One other thing? To complete my transformation, I'd started raiding my brother's ashtrays for his "roaches". (That would be the remnants of a marijuana cigarette for you lovely folks who wouldn't know. He smoked filterless camels too, and not knowing the difference I just smoked everything in the ashtray--so I started smoking cigarettes too.)
It wasn't all bad--smile--while sitting in his room I'd read his guitar instruction books, and was introduced to new poetry in the form of Bob Dylan, Joan Baez, etc.
So you see folks, I am an example of how one woman's autocratic determination for a personally "perfect society" created a rebellious little human being, resentful of authority. (I think I've toned that down to "wary". *chuckle*)
I was eventually removed from her class, but I had become more of a loner. I didn't label all teachers as the enemy, but I did cautiously consider each new teacher as a possible antagonist. (So maybe I answered my own question?)

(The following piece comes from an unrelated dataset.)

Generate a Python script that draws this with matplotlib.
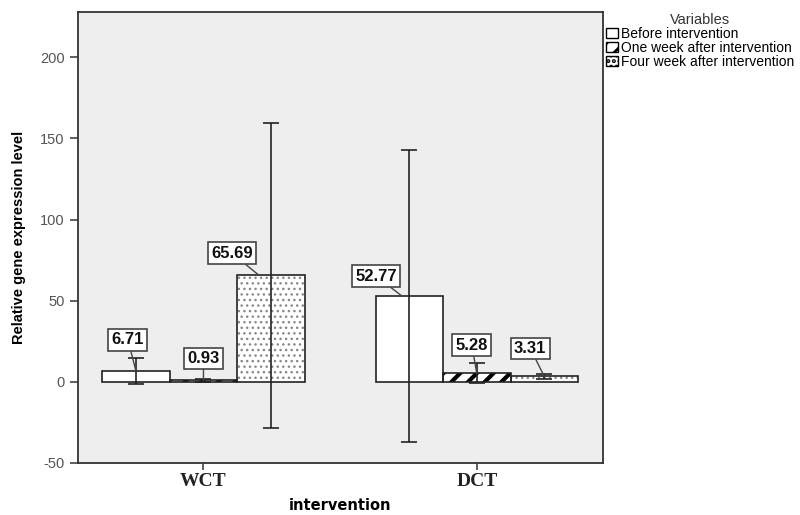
import matplotlib
matplotlib.use("Agg")
from matplotlib import pyplot as plt
from matplotlib.patches import Patch
import numpy as np

groups = ["WCT", "DCT"]
series = ["Before intervention", "One week after intervention", "Four week after intervention"]
means = {
    "Before intervention": [6.71, 52.77],
    "One week after intervention": [0.93, 5.28],
    "Four week after intervention": [65.69, 3.31],
}
errors = {
    "Before intervention": [8.0, 90.0],
    "One week after intervention": [1.0, 6.3],
    "Four week after intervention": [94.0, 1.6],
}

plt.rcParams["font.family"] = ["Liberation Sans", "DejaVu Sans"]
plt.rcParams["axes.unicode_minus"] = False

fig = plt.figure(figsize=(8, 5.15), dpi=100)
ax = fig.add_axes([0.0975, 0.101, 0.656, 0.876])
ax.set_facecolor("#eeeeee")

x = np.arange(len(groups))
w = 0.247
offsets = [-w, 0, w]
hatches = [None, "//", "..."]
hatch_lw = [1.0, 3.0, 1.0]
hatch_col = ["black", "black", "#888888"]

# label box offsets (pixels) and where the leader line touches the bar
label_off = {
    "Before intervention": [(-8, 31), (-26, 20)],
    "One week after intervention": [(0, 22), (-5, 28)],
    "Four week after intervention": [(-27, 22), (-14, 28)],
}
point_dx = {
    "Before intervention": [0.0, -0.026],
    "One week after intervention": [0.0, 0.0],
    "Four week after intervention": [-0.044, 0.0],
}

for i, s in enumerate(series):
    xs = x + offsets[i]
    with plt.rc_context({"hatch.linewidth": hatch_lw[i], "hatch.color": hatch_col[i]}):
        ax.bar(xs, means[s], width=w, color="white", edgecolor=hatch_col[i] if hatches[i] else "black",
               hatch=hatches[i], linewidth=0, zorder=2)
    ax.bar(xs, means[s], width=w, fill=False, edgecolor="#222222", linewidth=1.2, zorder=3)
    ax.errorbar(xs, means[s], yerr=errors[s], fmt="none", ecolor="#222222",
                elinewidth=1.2, capsize=6, capthick=1.2, zorder=4)
    for j in range(len(groups)):
        ax.annotate(f"{means[s][j]:.2f}", xy=(xs[j] + point_dx[s][j], means[s][j]),
                    xytext=label_off[s][j], textcoords="offset pixels",
                    ha="center", va="center", fontsize=12, fontweight="bold", color="#111111",
                    bbox=dict(boxstyle="square,pad=0.2", fc="white", ec="#444444", lw=1.2),
                    arrowprops=dict(arrowstyle="-", color="#444444", lw=1.0, shrinkA=0, shrinkB=0),
                    zorder=5)

ax.set_xlim(-0.459, 1.461)
ax.set_ylim(-50, 228)
ax.set_yticks([-50, 0, 50, 100, 150, 200])
ax.set_xticks(x)
ax.set_xticklabels(groups, family="Liberation Serif", fontweight="bold", fontsize=14, color="#222222")
ax.tick_params(axis="y", labelsize=10.5, labelcolor="#555555", color="#444444", length=6, width=1.2)
ax.tick_params(axis="x", color="#444444", length=5, width=1.2, pad=2)
for sp in ax.spines.values():
    sp.set_color("#333333")
    sp.set_linewidth(1.3)

ax.set_ylabel("Relative gene expression level", fontsize=10.5, fontweight="bold", labelpad=10)
ax.set_xlabel("intervention", family="DejaVu Sans", fontsize=10.5, fontweight="bold", labelpad=6)

handles = []
for i, s in enumerate(series):
    handles.append(Patch(facecolor="white", edgecolor="black", hatch=hatches[i], label=s))
with plt.rc_context({"hatch.linewidth": 2.0}):
    leg = fig.legend(handles=handles, loc="upper left", bbox_to_anchor=(0.757, 0.975),
                     frameon=False, fontsize=10, title="Variables", title_fontsize=10.5,
                     handlelength=0.9, handleheight=0.8, handletextpad=0.2,
                     labelspacing=0.0, borderpad=0, borderaxespad=0)
leg.get_title().set_color("#333333")

fig.savefig("out.png", dpi=100, facecolor="white")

Later on, I had some really good teachers too. A few of them managed to see past my carefully crafted defense of self-marginalization, and I learned to love the teacher/student exchange that employed a respectful form of "mutualism".
Which brings me back to another point to consider:
"The tightest bond of all among species, the one that gives the word community more than metaphorical meaning, is mutualism. This third kind of relationship, often considered the true symbiosis and employed that way in less formal prose, in an intimate coexistence of two species benefiting both. A large part of dead wood is decomposed by termites---not by the termites really, but by protozoans and bacteria that live in the hind guts of the termites.And not entirely by these microorganisms either, since they need the termites to provide them a home and a steady stream of wood chewed into digestible pulp. So the right way to put the original phrase is: A large part of wood is decomposed by ther termite-microorganism symbiosis. The termites harvest the wood but cannot digest it; the microorganisms digest the wood but cannot harvest it. It might be said that over millions of years the termites domesticated the microorganisms to serve their special needs. That however, would be big-organism chauvinism. It is equally correct to say that termites have been harnessed to the needs of the microoganism. Such is the nature of mutualistic symbiosis: to attain the highest level of intimacy, the partners are melded into a single organism."
From The Diversity of Life by Edward O. Wilson
Now there's a nice little snippet of natural order, but is it a good metaphor for society?
Nobody wants to be the dead wood.
I imagine looking at Earth from afar, and oh it is such a busy place...
I realize that I can wave my freak flag, but I also consider that perhaps, that might be considered aggressive behavior by the standards of my common group. I consider that perhaps like with horses, self-marginalization can lead to group agreement of actual marginalization:
An aggressive horse in a herd is marginalized to the outside flanks of the herd, rendering that horse more susceptible to attacks by predators.
Perhaps that explains why so much crap has happened to me!
Kacy? Prayers continue, lovie. Martyjo, thank you for your friendship, it means much to me. Reggie? *smile* You and I could get into trouble together. And Stephan, thanks for your understanding and patience.
It's tea time. I'm gonna go think about that word palingenesis. It had more applications than I'd considered.